First and foremost, the Daily has a responsibility to its own staff. The writers, editors, photographers and other staffers who help create the Daily are themselves members of the Tufts community. Therefore, it is crucial for the Daily to support its staff members as they learn and grow as journalists. As such, we resolve to promote and stand by their work in the face of unfair attacks from individuals or other sources. Particularly as we find ourselves in a hostile media environment, where accusations of ‘fake news’ are ascribed to controversial pieces and journalists face unprecedented attacks, it is integral for us to support our journalists as people and students in the face of hate.

This responsibility is also why the Daily never shares draft articles with anyone before the article publishes. A writer’s work is theirs, and sharing drafts outside the organization opens the article up to undue modification.

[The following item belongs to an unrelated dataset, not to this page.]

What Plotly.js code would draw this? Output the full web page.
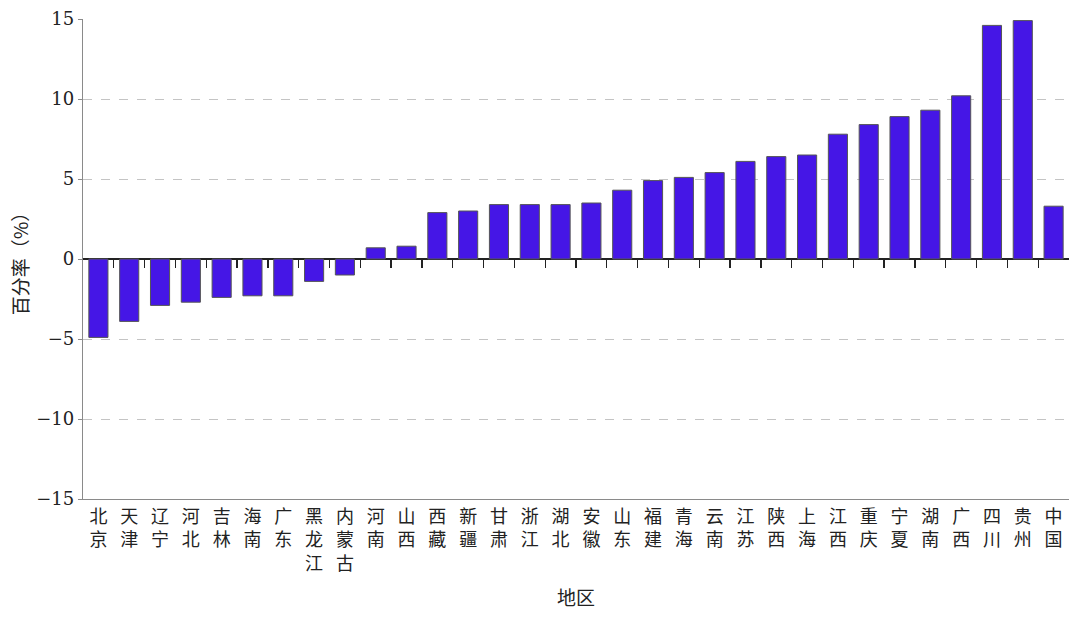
<!DOCTYPE html>
<html>
<head>
<meta charset="utf-8">
<script src="https://cdn.plot.ly/plotly-3.0.1.min.js"></script>
<style>html,body{margin:0;padding:0;background:#fff;}</style>
</head>
<body>
<div id="chart" style="width:1080px;height:619px;"></div>
<script>
const regions = ["北京","天津","辽宁","河北","吉林","海南","广东","黑龙江","内蒙古","河南","山西","西藏","新疆","甘肃","浙江","湖北","安徽","山东","福建","青海","云南","江苏","陕西","上海","江西","重庆","宁夏","湖南","广西","四川","贵州","中国"];
const rates = [-4.9,-3.9,-2.9,-2.7,-2.4,-2.3,-2.3,-1.4,-1.0,0.7,0.8,2.9,3.0,3.4,3.4,3.4,3.5,4.3,4.9,5.1,5.4,6.1,6.4,6.5,7.8,8.4,8.9,9.3,10.2,14.6,14.9,3.3];
const yTicks = [-15,-10,-5,0,5,10,15];

const cjk = '"Noto Sans CJK SC", "Noto Sans", sans-serif';
const serif = '"DejaVu Serif", "Liberation Serif", serif';

const labels = regions.map(r => r.split('').join('<br>'));
const boundaries = regions.slice(1).map((_, i) => i + 0.5);

const traces = [
  {
    type: 'bar',
    x: regions,
    y: rates,
    width: 0.62,
    marker: {color: '#4516E6', line: {color: '#555', width: 1}},
    hoverinfo: 'x+y'
  },
  {
    type: 'scatter', mode: 'markers', x: [], y: [], xaxis: 'x2', showlegend: false, hoverinfo: 'skip'
  }
];

const layout = {
  width: 1080, height: 619,
  margin: {l: 83, r: 11, t: 19, b: 120},
  paper_bgcolor: '#fff', plot_bgcolor: '#fff',
  showlegend: false,
  xaxis: {
    type: 'category',
    range: [-0.5, regions.length - 0.5],
    tickvals: regions,
    ticktext: labels,
    ticks: '',
    showline: true, linecolor: '#8a8a8a', linewidth: 1.2,
    showgrid: false, zeroline: false,
    tickfont: {family: cjk, size: 18, color: '#222'},
    ticklabelstandoff: 1,
    title: {text: '地区', font: {family: cjk, size: 19, color: '#222'}, standoff: 18}
  },
  xaxis2: {
    type: 'linear',
    overlaying: 'x',
    anchor: 'free',
    position: 0.5,
    range: [-0.5, regions.length - 0.5],
    tickvals: boundaries,
    ticks: 'outside', ticklen: 8, tickwidth: 1.3, tickcolor: '#222',
    showticklabels: false, showline: false, showgrid: false, zeroline: false
  },
  yaxis: {
    range: [-15, 15],
    tickvals: yTicks,
    ticks: 'outside', ticklen: 4, tickcolor: '#8a8a8a',
    showline: true, linecolor: '#8a8a8a', linewidth: 1.2,
    showgrid: true, gridcolor: '#c4c4c4', griddash: 'dash', gridwidth: 1,
    zeroline: true, zerolinecolor: '#222', zerolinewidth: 1.3,
    tickfont: {family: serif, size: 18, color: '#222'},
    title: {text: '百分率（%）', font: {family: cjk, size: 19, color: '#222'}, standoff: 2}
  }
};

Plotly.newPlot('chart', traces, layout, {displayModeBar: false, staticPlot: true});
</script>
</body>
</html>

Second, the Daily has a responsibility to its sources. In the most basic sense, it is our duty to ensure that a source is never misquoted or misrepresented in print or on the internet. However, there is also a more nuanced responsibility the Daily owes its sources.

Often, sources disclose information to the Daily confidentially or may become endangered if their identity is revealed publicly. In these nuanced environments, it is important for the Daily to maintain a positive relationship built on trust and respect with its sources — and protect their privacy — in order to continue informing the community and facilitating discourse among the widest variety of its members.

Finally, the Daily also has a responsibility to its readers to be “the first and foremost source readers turn to for news, information and ideas about Tufts University and the Tufts community, as well as Tufts’ perspective in the media landscape of its host communities,” according to the Daily’s constitution. As such, it is critical that the information we publish meets the highest standards of factual accuracy and clarity.

These standards, which guide our reporting and editing process — and which can lend themselves to any student newsroom — help to establish an organization that can serve as a crucial source of information and as a public forum for a healthy community such as Tufts.